Since nobody takes a fortune cookie’s excessively optimistic message seriously, perhaps we should embrace the idea that the cookie itself shouldn’t be taken too seriously, either. That’s the idea behind the misfortune cookie, a confectionary innovation where, instead of eternal love or unimaginable wealth, you’re confronted with a steaming pile of graceless gloom.
The misfortune cookie, which has experienced considerable success in Europe and Australia since 2013, will be bringing their dark and decadent line of desserts to Canada and the U.S. (If you can’t wait to get your hands on a box, you can purchase them now on Amazon.). The messages on these misfortune cookies, as the name suggests, favor pessimism and brutal honesty over vague and bullish missives that aren’t at all applicable to any aspect of your life. So now, instead of reacting to your message with a raised brow and a nonchalent shrug, you can laugh at the misfortune cookies’ unapologetic crudeness.
These brutally honest biscuits hail from Southern Germany, where each individual cookie is proudly made by Pechkeks, a company that’s become known for its profitable pessimism on mugs, anti-greeting cards, combs, etc. The product currently retails for $1.58 each (which feature one of four Tim Burton-esque motifs on their packaging). If you prefer to buy in bulk, you could purchase their Misfortune Cookie Designbox of 13 for $13.72 or the Misfortune Cookies Monsterpack of four for $6.50.

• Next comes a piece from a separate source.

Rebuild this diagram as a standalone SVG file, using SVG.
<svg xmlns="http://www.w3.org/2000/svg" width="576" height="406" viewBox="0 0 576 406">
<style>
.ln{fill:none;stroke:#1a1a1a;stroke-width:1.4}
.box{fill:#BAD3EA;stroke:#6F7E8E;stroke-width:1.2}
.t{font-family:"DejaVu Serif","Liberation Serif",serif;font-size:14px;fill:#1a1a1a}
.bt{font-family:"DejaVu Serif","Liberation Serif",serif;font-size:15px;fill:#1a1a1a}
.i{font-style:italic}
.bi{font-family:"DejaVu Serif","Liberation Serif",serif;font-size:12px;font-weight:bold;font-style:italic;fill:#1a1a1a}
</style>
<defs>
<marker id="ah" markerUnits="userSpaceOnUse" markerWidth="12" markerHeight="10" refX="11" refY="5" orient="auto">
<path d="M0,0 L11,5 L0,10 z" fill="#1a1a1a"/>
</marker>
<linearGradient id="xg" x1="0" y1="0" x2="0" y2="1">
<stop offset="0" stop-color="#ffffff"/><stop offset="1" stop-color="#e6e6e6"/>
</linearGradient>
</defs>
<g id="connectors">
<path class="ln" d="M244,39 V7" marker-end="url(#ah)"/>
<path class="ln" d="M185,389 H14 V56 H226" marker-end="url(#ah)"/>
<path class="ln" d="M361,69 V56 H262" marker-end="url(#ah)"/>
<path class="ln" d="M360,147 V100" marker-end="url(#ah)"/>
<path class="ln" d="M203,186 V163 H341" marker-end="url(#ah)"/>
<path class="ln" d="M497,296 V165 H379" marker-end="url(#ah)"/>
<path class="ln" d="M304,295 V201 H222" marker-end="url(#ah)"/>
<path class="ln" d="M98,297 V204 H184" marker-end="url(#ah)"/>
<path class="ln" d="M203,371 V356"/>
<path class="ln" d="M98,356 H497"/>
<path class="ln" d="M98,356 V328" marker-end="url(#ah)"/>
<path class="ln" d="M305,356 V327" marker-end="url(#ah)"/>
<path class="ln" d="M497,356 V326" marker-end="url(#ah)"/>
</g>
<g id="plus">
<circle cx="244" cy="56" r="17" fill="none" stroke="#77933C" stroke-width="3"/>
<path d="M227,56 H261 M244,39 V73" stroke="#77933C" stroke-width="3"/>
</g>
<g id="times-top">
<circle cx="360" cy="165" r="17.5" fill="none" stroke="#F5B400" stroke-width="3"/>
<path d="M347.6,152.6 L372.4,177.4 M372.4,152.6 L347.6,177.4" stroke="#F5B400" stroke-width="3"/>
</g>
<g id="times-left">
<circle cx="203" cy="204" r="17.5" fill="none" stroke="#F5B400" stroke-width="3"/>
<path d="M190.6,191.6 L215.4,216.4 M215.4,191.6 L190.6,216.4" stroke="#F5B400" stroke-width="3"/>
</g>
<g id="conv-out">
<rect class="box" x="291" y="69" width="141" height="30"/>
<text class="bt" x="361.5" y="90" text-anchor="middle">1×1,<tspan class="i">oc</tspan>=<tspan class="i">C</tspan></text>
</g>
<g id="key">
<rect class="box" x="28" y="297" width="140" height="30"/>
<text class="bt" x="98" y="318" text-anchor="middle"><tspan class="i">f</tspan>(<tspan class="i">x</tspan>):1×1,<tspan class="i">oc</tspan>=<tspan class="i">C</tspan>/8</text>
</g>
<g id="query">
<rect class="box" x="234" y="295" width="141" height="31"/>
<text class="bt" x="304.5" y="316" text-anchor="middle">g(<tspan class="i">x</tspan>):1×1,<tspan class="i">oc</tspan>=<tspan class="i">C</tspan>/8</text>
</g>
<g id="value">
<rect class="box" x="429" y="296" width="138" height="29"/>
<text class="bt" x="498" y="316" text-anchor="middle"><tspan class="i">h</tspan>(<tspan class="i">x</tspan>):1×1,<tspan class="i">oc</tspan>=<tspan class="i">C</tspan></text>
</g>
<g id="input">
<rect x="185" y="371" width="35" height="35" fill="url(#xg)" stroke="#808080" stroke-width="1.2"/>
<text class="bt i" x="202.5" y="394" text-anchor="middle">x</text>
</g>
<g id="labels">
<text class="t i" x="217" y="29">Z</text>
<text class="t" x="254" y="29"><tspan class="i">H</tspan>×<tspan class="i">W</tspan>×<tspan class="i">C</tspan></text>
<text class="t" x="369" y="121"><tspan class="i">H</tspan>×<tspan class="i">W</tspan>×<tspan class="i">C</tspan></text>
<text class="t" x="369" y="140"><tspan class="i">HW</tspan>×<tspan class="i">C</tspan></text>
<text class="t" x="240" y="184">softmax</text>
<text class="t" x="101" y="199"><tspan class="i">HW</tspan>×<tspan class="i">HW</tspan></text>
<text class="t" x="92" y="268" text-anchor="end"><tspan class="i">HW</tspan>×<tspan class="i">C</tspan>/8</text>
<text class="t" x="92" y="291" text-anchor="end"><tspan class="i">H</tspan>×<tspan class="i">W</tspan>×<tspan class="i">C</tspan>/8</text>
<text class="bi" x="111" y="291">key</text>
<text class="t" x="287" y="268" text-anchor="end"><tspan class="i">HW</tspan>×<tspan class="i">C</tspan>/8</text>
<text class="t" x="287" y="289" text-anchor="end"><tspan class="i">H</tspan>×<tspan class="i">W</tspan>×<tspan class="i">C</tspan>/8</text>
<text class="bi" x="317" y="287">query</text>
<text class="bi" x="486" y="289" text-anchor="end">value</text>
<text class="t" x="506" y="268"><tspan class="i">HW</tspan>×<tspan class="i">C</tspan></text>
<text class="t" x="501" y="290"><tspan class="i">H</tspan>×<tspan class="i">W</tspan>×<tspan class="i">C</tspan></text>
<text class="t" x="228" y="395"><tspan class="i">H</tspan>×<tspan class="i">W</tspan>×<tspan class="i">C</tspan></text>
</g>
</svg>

The cookies, I should mention, are completely black to match the dark messages tucked within. Their anthology of brief misfortunes include insightful gems like: “Life is a symphony—and you’re playing the kazoo” and “At least I believe in you. Me, a piece of paper.” For the less fortunate, you may even receive a profoundly negative message like, “Things will get better. Sometimes. Maybe.”
When asked what we can expect in terms of taste, Andreas Pohl, the company’s CEO and founder said, “Similar to normal fortune cookies, but maybe a little bit better …We produce every two months, so we have fresh cookies in stock.“
Considering the political climate and its subsequent effects on American residents, it would seem that there is no better time to embrace Pechkeks’s pessimism. Besides, misfortune may be all we’ve got left, considering Donald Lau, the “Chief Fortune Writer” at Wonton Foods (the largest manufacturer of fortune cookies) has stepped down, citing writer’s block for his departure. Now if this isn’t a metaphor for the dire times we’re currently living in, I don’t know what is.